With the 15 practices now out of the way, it will be months before there’s any significant movement on the depth chart. Until then, here are three players who are likely to see greater roles this fall:
OT Bentley Spain
Bentley Spain arrived in Chapel Hill with high expectations, and while it’s common for linemen to redshirt in their first season on campus, the offensive tackle from Charlotte, North Carolina, saw immediate action with the Tar Heels. If not for nagging injuries in the preseason, Spain possibly could have started at left tackle.
Following a 2014 campaign in which UNC’s offensive line struggled, Spain is now in the mix to start. He’ll take on the responsibility of protecting Marquise Williams’ blind side, which is an important task considering how much Williams got hit last season.

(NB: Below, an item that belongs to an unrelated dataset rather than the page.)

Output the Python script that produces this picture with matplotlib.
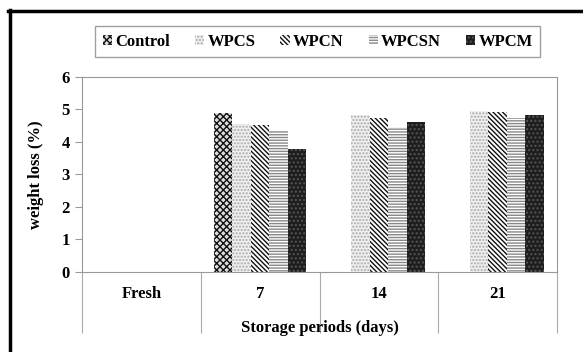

Fedora saw four of his offensive linemen drafted into the NFL after his first two years at North Carolina, but guard Landon Turner was the only starter from last fall who looked like he had a future in the pros. Could Spain be the next NFL-caliber tackle to don a Tar Heel uniform?
DE Dajaun Drennon
Hailing from Sicklerville, New Jersey, Dajaun Drennon was another player surrounded by buzz coming out of high school. Drennon put on roughly 25 pounds while redshirting in 2013, but last season he became a full-time starter at defensive end.
As a redshirt freshman, Drennon was a difference-maker in games against Georgia Tech and Duke, and he was one of the few bright spots on a defense that was among the worst in the country. In all, he registered 36 tackles, including five for loss and two sacks.
With multiple injuries at defensive tackle, there are still concerns along the front four of the defense. At end, Drennon is not one of those concerns.
CB M.J. Stewart
North Carolina’s secondary was the worst unit on the worst defense in the ACC last season. As a result, there’s no reason to think new defensive backs coach Charlton Warren will hesitate to play younger players if he feels they can get the job done.
One of those players is M.J. Stewart. A rising sophomore, Stewart logged 26 tackles and picked off two passes in his first season at the college level.
Brian Walker and Desmond Lawrence figure to fit into equation in some way, but Stewart is a guy likely to see the field more often in 2015. As a big-play corner, he should be in for a breakout year.